ISSN: 2225-8329
Open access
High-emission industries, such as steel, chemicals, and energy, struggle to comply strict environmental regulations while expanding economically. This study investigates how strategic Intellectual Property (IP) management may improve financial performance across a range of sectors through diversification and Research and Development (R&D). Using data from Chinese A-share listed companies (2010-2022), the study looks at how IP use promotes innovation, reduces market dependence on high-emission products, and reduces risks associated with environmental restrictions. Empirical models show that IP-related initiatives, including patents, trademarks, and IP-linked R&D spending, positively correlate with financial performance metrics like Return on Assets. The research employs various statistical techniques such as regression analysis, robust testing, skewness, kurtosis, normality tests, Hausman and heteroscedasticity tests, and descriptive statistics to examine various factors including financial performance, pollution intensity, diversity, intellectual property, and varying firm sizes.
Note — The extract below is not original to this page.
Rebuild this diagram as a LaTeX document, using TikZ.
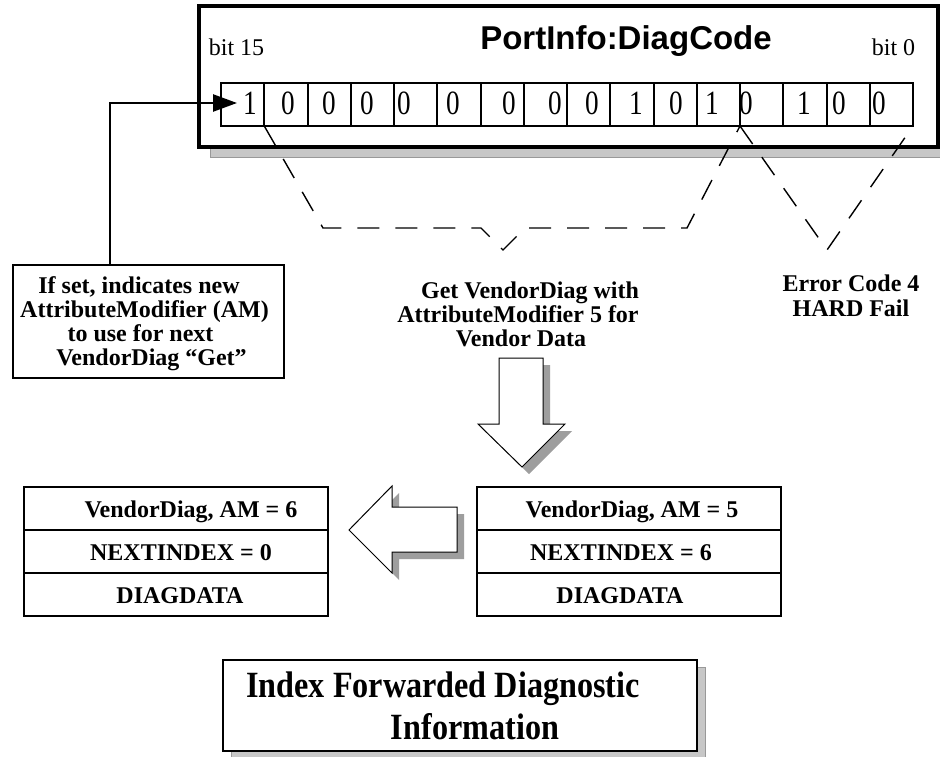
\documentclass[tikz,border=0pt]{standalone}
\usepackage{fontspec}
\setmainfont{Liberation Serif}
\newfontfamily\titlefont{Liberation Sans}
\usepackage{graphicx}
\usetikzlibrary{arrows.meta}
\begin{document}
\begin{tikzpicture}[x=1pt,y=-1pt,
  every node/.style={inner sep=0pt, outer sep=0pt},
  bigframe/.style={draw, line width=4pt, fill=white},
  boxshadow/.style={fill=black!22, draw=black!40, line width=0.8pt},
  arrowshadow/.style={fill=black!38, draw=none},
  cell/.style={draw, line width=2pt, minimum width=43.25pt, minimum height=43pt},
  digit/.style={font=\fontsize{34}{34}\selectfont, anchor=base},
  lbl/.style={font=\fontsize{24}{24}\selectfont\bfseries, anchor=base},
  biglbl/.style={font=\fontsize{37}{37}\selectfont\bfseries, anchor=base},
  bitlbl/.style={font=\fontsize{24}{24}\selectfont, anchor=base},
  rowbox/.style={draw, line width=2pt, minimum width=304pt, minimum height=43pt},
  thinbox/.style={draw, line width=2pt, fill=white},
  bracepath/.style={draw, line width=1.4pt, dash pattern=on 22pt off 16pt},
  blockarrow/.style={draw, line width=1pt, fill=white, line join=miter},
  pointer/.style={line width=2.5pt, -{Triangle[length=24pt,width=17pt]}},
]
\useasboundingbox (0,0) rectangle (940,757);
\fill[white] (0,0) rectangle (940,757);

% ---- top register box ----
\fill[boxshadow] (210,12) rectangle (952,157);
\node[bigframe, minimum width=739pt, minimum height=141pt] (topbox) at (568,76.5) {};
\node[lbl, font=\titlefont\bfseries\fontsize{33}{33}\selectfont] (title) at (626,50) {PortInfo:DiagCode};
\node[bitlbl] (bit15) at (236.5,56) {bit 15};
\node[bitlbl] (bit0) at (893.5,56) {bit 0};

\foreach \i in {1,...,16} {
  \pgfmathsetmacro{\cx}{221+43.25*(\i-0.5)}
  \node[cell] (cell\i) at (\cx,104.5) {};
}
\foreach \x/\b [count=\i] in {250/1,288/0,329/0,367/0,404/0,453/0,509/0,555/0,592/0,636/1,676/0,712/1,746/0,804/1,839/0,879/0}
  \node[digit] (dig\i) at (\x,115) {\scalebox{0.8}[1]{\b}};

% ---- dashed brackets ----
\coordinate (b1b) at (323,228);
\coordinate (b1c) at (481,228);
\coordinate (b1d) at (503,250);
\coordinate (b1e) at (525,228);
\coordinate (b1f) at (687,228);
\coordinate (b2tip) at (827,250);
\draw[bracepath] (cell1.south east) -- (b1b) -- (b1c) -- (b1d) -- (b1e) -- (b1f) -- (cell12.south east);
\draw[bracepath] (cell12.south east) -- (b2tip) -- (cell16.south east);

% ---- left note box and pointer ----
\node[thinbox, minimum width=271pt, minimum height=113pt] (lbox) at (148.5,321.5) {};
\node[lbl] (n1) at (139,293) {If set, indicates new};
\node[lbl] (n2) at (144.5,317) {AttributeModifier (AM)};
\node[lbl] (n3) at (140.5,341) {to use for next};
\node[lbl] (n4) at (151.5,365) {VendorDiag “Get”};
\coordinate (bend) at (110,103);
\coordinate (tip) at (237,103);
\draw[pointer] (lbox.north -| bend) -- (bend) -- (tip);

% ---- middle and right labels ----
\node[lbl] (g1) at (530,298) {Get VendorDiag with};
\node[lbl] (g2) at (518,322) {AttributeModifier 5 for};
\node[lbl] (g3) at (521,346) {Vendor Data};
\node[lbl] (e1) at (851,291) {Error Code 4};
\node[lbl] (e2) at (851,316) {HARD Fail};

% ---- block arrows ----
\fill[arrowshadow, shift={(7,7)}] (499,358) -- (543,358) -- (543,424) -- (565,424) -- (522,467) -- (478,424) -- (499,424) -- cycle;
\draw[blockarrow] (499,358) -- (543,358) -- (543,424) -- (565,424) -- (522,467) -- (478,424) -- (499,424) -- cycle;
\fill[arrowshadow, shift={(7,7)}] (349,530) -- (392,486) -- (392,507) -- (457,507) -- (457,552) -- (392,552) -- (392,573) -- cycle;
\draw[blockarrow] (349,530) -- (392,486) -- (392,507) -- (457,507) -- (457,552) -- (392,552) -- (392,573) -- cycle;

% ---- tables ----
\node[rowbox] (la) at (176,508.5) {};
\node[rowbox] (lb) at (176,551.5) {};
\node[rowbox] (lc) at (176,594.5) {};
\node[lbl] (lat) at (191,517) {VendorDiag, AM = 6};
\node[lbl] (lbt) at (181,560) {NEXTINDEX = 0};
\node[lbl] (lct) at (180,603) {DIAGDATA};
\node[rowbox] (ra) at (629,508.5) {};
\node[rowbox] (rb) at (629,551.5) {};
\node[rowbox] (rc) at (629,594.5) {};
\node[lbl] (rat) at (632,517) {VendorDiag, AM = 5};
\node[lbl] (rbt) at (621,560) {NEXTINDEX = 6};
\node[lbl] (rct) at (620,603) {DIAGDATA};

% ---- bottom caption box ----
\fill[boxshadow] (231,667) rectangle (705,762);
\node[thinbox, minimum width=474pt, minimum height=91pt] (bbox) at (460,705.5) {};
\node[biglbl] (bt1) at (443,697) {\scalebox{0.87}[1]{Index Forwarded Diagnostic}};
\node[biglbl] (bt2) at (475,739) {\scalebox{0.87}[1]{Information}};
\end{tikzpicture}
\end{document}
The correlation and regression analyses underscore the moderating role of R&D, validating the model with robust metrics (R²=0.74). The results show that financial outcomes are highly influenced by firm-specific factors such as age, size, and capital flow, and that the advantages of geographic and product diversification can be further enhanced by efficient IP management. The findings highlight how crucial strategic IP management is to promoting green innovation and long-term, sustainable economic expansion. Although diagnostic tests reveal heteroskedasticity and serial correlation, overall results support the notion that financial performance is positively impacted by diversification tactics that are bolstered by robust intellectual property procedures.